▼▼▼

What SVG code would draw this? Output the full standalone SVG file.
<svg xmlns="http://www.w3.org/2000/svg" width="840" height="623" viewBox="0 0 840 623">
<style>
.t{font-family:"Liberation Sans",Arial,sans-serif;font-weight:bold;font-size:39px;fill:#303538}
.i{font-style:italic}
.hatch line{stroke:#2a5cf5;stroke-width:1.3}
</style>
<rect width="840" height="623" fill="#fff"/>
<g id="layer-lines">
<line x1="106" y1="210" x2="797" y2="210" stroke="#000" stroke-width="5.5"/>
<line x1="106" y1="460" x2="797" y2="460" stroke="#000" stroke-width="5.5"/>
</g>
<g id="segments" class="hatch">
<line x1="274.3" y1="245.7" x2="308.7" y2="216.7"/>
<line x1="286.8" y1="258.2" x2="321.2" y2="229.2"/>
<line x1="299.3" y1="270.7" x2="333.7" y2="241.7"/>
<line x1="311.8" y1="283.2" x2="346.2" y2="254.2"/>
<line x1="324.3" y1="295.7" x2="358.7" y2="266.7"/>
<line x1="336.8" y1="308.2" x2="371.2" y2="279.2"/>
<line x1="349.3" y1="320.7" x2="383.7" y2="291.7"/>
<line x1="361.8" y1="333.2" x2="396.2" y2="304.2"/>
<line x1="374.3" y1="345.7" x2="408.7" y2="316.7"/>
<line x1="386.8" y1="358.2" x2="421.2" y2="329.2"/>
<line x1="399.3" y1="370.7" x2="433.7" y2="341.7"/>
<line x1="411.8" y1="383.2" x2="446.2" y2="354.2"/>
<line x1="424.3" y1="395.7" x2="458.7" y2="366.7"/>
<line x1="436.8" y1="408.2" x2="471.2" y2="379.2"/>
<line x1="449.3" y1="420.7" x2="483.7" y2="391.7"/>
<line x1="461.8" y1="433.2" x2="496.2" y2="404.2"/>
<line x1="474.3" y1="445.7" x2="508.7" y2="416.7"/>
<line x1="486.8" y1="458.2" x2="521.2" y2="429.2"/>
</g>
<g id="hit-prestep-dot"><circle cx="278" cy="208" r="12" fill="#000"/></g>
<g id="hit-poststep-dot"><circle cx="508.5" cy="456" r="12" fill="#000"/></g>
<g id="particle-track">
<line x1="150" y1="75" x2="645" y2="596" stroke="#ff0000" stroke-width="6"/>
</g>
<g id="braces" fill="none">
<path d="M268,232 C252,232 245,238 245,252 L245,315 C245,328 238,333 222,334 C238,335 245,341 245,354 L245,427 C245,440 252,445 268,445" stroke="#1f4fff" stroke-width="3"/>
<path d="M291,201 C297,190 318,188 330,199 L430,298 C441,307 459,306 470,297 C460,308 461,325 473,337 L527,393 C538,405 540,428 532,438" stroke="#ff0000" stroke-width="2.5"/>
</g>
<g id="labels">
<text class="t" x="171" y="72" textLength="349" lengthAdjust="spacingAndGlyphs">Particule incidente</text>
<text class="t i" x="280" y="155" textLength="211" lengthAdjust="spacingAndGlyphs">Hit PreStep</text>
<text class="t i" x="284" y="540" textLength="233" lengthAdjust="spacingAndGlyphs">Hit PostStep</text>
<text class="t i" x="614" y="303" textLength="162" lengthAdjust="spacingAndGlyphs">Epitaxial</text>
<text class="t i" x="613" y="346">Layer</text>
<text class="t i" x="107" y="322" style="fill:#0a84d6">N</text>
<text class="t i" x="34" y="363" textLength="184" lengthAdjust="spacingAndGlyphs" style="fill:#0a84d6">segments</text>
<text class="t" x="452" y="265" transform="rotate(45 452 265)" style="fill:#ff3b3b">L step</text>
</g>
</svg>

▲▲▲
▼▼▼

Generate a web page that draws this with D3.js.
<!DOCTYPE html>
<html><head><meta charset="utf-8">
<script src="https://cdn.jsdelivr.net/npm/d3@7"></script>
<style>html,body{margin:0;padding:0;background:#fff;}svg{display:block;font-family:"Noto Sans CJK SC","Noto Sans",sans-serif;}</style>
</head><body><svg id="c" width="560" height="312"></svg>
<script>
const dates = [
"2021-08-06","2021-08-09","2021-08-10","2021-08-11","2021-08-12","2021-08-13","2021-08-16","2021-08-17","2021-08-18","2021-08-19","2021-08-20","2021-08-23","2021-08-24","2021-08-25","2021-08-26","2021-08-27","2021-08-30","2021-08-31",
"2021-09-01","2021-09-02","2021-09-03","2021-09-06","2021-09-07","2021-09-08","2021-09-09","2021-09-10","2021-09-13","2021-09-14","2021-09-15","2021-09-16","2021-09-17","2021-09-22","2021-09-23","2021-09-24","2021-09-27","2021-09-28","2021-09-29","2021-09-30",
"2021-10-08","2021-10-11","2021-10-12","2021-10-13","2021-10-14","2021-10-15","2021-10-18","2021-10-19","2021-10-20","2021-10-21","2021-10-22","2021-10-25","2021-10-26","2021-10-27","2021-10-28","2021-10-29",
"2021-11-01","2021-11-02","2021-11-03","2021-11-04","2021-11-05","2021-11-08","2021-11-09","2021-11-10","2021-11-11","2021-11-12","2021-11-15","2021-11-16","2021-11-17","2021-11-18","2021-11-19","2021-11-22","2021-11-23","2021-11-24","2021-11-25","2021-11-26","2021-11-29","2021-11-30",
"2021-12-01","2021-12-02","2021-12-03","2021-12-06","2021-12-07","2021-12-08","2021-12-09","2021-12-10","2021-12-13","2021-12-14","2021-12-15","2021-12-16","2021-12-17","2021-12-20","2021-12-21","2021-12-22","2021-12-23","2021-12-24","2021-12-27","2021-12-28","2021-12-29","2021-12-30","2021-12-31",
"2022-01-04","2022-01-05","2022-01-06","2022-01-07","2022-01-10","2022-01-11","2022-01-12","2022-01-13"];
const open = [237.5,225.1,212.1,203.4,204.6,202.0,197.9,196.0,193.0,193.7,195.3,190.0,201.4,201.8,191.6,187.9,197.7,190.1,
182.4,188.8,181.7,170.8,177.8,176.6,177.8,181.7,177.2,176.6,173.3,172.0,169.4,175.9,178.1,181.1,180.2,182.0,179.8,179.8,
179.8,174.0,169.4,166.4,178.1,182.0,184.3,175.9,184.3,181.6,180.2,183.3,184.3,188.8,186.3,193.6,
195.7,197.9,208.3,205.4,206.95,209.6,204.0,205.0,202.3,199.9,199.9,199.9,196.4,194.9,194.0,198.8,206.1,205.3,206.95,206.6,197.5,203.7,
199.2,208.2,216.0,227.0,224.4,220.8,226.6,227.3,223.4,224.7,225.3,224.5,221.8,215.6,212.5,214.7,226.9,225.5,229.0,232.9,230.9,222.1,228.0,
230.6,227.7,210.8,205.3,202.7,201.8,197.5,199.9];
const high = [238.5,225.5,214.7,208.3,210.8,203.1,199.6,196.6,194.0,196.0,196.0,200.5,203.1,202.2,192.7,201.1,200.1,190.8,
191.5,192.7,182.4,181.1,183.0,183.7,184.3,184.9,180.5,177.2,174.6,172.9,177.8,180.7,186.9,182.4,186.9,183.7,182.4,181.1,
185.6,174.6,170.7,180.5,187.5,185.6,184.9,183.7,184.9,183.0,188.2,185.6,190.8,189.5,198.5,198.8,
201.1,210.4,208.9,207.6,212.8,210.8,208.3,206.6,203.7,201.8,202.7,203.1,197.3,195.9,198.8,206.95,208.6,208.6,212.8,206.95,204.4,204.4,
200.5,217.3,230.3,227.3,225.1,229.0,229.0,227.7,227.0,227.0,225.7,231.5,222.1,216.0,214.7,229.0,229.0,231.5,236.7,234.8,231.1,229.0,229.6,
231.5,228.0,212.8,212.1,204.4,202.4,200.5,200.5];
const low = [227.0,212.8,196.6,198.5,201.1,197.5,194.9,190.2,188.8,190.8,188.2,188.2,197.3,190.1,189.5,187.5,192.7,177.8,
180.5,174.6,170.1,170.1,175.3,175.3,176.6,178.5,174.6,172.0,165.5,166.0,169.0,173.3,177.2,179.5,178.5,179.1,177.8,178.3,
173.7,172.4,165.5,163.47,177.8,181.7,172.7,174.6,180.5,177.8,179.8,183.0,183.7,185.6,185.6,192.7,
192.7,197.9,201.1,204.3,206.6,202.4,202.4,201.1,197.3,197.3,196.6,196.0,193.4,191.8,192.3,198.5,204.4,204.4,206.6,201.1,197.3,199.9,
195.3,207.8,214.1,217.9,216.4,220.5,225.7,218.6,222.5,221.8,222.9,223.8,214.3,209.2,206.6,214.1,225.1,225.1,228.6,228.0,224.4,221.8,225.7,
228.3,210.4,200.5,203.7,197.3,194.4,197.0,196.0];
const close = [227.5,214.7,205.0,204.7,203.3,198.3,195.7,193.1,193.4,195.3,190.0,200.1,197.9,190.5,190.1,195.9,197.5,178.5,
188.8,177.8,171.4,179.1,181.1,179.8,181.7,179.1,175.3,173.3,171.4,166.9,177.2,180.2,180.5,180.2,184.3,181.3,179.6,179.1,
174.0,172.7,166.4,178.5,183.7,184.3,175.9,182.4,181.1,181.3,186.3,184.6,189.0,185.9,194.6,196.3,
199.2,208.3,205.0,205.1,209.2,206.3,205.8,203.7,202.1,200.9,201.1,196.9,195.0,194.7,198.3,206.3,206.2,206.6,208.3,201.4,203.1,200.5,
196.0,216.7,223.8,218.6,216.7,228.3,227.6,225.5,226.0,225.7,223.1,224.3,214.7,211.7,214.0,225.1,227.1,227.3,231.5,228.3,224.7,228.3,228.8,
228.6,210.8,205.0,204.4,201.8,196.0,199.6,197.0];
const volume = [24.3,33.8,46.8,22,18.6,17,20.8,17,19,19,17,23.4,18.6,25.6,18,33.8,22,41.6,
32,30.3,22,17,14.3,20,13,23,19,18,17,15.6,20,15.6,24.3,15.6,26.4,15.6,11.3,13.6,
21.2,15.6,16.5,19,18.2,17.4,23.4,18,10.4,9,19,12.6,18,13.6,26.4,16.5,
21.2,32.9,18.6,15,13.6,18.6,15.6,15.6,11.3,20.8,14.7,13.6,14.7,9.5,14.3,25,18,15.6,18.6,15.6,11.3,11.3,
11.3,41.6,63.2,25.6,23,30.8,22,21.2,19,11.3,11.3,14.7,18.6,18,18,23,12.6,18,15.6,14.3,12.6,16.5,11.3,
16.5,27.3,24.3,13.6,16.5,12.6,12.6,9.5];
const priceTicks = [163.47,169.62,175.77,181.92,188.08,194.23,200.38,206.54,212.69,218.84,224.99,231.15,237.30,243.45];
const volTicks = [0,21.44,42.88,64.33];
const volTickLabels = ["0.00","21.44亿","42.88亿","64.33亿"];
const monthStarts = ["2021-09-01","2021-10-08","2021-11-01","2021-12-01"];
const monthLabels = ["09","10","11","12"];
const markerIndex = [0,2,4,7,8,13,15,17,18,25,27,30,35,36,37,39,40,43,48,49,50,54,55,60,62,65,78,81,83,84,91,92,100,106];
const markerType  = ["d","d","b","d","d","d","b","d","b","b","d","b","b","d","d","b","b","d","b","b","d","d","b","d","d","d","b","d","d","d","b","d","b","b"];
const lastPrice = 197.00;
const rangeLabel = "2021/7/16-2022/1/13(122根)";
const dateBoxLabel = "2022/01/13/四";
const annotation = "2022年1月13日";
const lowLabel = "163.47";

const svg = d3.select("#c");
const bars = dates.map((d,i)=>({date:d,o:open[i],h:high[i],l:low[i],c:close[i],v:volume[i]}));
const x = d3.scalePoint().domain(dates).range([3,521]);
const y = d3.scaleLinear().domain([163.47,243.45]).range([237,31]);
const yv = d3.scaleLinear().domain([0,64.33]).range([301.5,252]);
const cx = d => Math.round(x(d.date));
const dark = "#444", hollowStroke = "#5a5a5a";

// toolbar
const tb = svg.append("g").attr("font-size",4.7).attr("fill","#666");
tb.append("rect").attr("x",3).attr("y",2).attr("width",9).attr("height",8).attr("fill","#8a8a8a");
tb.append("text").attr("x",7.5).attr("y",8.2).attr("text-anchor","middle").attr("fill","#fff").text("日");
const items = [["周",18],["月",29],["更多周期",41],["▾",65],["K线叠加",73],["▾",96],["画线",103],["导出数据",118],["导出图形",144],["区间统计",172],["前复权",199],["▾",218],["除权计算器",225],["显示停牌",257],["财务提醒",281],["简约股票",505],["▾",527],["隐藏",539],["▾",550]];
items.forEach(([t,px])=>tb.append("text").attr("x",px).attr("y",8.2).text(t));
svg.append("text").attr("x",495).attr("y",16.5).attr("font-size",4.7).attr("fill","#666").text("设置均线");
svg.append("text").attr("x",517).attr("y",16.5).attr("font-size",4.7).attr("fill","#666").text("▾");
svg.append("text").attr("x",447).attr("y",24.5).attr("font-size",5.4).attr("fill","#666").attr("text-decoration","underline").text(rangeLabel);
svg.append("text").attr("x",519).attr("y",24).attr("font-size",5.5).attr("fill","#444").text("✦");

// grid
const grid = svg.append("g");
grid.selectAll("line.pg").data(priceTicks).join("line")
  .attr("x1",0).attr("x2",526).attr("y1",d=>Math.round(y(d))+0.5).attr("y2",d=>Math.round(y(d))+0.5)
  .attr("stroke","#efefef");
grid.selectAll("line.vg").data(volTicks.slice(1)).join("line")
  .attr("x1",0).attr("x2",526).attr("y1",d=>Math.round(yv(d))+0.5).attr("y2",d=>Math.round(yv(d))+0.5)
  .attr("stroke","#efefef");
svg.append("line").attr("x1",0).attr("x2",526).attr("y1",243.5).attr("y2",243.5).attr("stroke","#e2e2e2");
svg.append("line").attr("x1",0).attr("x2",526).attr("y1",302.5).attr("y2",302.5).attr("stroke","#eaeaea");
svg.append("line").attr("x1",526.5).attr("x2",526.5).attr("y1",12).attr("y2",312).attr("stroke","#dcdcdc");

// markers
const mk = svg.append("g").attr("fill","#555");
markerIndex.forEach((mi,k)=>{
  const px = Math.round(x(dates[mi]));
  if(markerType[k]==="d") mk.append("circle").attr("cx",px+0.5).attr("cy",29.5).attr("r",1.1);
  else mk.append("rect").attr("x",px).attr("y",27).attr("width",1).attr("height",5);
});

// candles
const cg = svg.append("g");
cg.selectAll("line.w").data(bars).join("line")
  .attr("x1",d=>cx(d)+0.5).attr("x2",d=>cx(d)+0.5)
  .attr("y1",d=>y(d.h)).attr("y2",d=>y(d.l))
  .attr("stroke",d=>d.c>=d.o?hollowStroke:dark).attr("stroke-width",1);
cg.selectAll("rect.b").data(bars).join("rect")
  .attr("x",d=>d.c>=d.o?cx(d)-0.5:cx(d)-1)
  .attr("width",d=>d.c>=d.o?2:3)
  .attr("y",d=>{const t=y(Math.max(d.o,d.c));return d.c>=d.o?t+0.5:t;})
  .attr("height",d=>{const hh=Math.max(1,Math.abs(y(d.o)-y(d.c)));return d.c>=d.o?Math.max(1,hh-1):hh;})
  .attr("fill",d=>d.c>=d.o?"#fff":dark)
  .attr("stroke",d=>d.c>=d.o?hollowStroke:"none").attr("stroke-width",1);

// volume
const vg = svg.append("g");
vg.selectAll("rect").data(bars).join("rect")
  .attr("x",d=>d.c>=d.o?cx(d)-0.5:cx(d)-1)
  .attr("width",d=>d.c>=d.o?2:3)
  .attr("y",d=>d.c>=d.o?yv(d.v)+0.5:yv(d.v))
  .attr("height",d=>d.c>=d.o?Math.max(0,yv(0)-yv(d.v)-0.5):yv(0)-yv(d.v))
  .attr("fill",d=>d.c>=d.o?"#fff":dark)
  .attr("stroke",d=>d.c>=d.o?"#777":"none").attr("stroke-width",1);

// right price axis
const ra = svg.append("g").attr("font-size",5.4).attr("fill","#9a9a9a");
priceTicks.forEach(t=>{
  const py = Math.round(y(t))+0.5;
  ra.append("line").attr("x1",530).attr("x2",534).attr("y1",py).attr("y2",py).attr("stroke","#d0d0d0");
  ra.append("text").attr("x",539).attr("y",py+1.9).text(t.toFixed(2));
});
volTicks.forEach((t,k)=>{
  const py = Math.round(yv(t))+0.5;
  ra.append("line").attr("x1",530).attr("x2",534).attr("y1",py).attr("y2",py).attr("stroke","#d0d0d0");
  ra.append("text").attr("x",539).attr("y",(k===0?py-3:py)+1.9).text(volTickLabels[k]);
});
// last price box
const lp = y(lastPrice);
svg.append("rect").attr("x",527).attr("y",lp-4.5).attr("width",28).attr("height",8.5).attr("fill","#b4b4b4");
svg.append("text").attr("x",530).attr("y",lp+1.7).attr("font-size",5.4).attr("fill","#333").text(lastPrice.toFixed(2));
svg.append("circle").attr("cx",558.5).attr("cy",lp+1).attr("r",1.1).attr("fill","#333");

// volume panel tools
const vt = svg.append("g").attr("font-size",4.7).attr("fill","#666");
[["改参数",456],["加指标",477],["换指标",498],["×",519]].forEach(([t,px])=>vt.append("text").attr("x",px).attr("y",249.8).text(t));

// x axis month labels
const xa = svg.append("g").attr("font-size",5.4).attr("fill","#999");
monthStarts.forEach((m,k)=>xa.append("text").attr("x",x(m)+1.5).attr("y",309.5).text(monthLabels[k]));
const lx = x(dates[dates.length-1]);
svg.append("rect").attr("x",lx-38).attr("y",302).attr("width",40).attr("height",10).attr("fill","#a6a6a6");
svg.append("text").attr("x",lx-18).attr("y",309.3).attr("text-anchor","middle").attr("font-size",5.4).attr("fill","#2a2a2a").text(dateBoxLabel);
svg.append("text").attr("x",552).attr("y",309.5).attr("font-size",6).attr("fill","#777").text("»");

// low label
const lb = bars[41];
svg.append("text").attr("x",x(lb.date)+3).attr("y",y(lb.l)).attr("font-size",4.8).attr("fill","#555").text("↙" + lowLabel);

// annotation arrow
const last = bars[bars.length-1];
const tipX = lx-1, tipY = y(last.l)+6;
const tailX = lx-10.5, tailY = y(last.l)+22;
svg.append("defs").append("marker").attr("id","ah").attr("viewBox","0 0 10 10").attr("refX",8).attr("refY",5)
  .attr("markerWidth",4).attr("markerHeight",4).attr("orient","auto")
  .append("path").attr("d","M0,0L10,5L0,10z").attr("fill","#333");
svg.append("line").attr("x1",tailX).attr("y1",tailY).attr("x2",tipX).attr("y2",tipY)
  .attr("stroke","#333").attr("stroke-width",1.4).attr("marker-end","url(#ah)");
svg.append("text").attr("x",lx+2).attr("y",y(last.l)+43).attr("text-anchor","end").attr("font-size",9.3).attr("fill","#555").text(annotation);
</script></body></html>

▲▲▲
▼▼▼

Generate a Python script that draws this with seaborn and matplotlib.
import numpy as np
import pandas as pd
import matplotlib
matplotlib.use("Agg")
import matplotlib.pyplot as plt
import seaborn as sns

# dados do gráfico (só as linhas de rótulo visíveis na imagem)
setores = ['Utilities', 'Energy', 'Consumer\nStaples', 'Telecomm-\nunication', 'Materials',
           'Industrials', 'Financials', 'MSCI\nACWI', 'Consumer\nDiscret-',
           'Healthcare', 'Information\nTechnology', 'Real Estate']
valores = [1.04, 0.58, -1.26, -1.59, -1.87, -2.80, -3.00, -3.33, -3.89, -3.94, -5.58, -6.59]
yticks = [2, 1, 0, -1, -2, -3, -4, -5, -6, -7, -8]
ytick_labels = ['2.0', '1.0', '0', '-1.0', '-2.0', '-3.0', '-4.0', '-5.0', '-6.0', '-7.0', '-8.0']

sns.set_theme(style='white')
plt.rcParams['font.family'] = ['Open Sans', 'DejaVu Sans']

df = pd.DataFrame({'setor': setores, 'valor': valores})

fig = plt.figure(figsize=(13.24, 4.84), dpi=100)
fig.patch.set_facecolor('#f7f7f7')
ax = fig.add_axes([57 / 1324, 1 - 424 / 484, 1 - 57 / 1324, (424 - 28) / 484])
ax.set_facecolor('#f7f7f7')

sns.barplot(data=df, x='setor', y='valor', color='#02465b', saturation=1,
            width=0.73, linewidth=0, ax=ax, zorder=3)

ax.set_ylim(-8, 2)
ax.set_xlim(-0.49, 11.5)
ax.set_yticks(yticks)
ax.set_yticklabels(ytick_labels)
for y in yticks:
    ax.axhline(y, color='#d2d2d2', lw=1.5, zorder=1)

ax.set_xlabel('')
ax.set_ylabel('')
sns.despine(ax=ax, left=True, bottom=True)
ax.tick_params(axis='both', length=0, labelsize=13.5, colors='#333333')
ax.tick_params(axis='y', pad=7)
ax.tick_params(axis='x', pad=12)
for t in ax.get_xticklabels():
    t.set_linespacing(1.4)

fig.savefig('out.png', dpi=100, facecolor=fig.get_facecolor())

▲▲▲

WHAT IS NEEDED
Work out how many lines above have the string "that" in them, and give only the number.

COMPLETED EXERCISE
2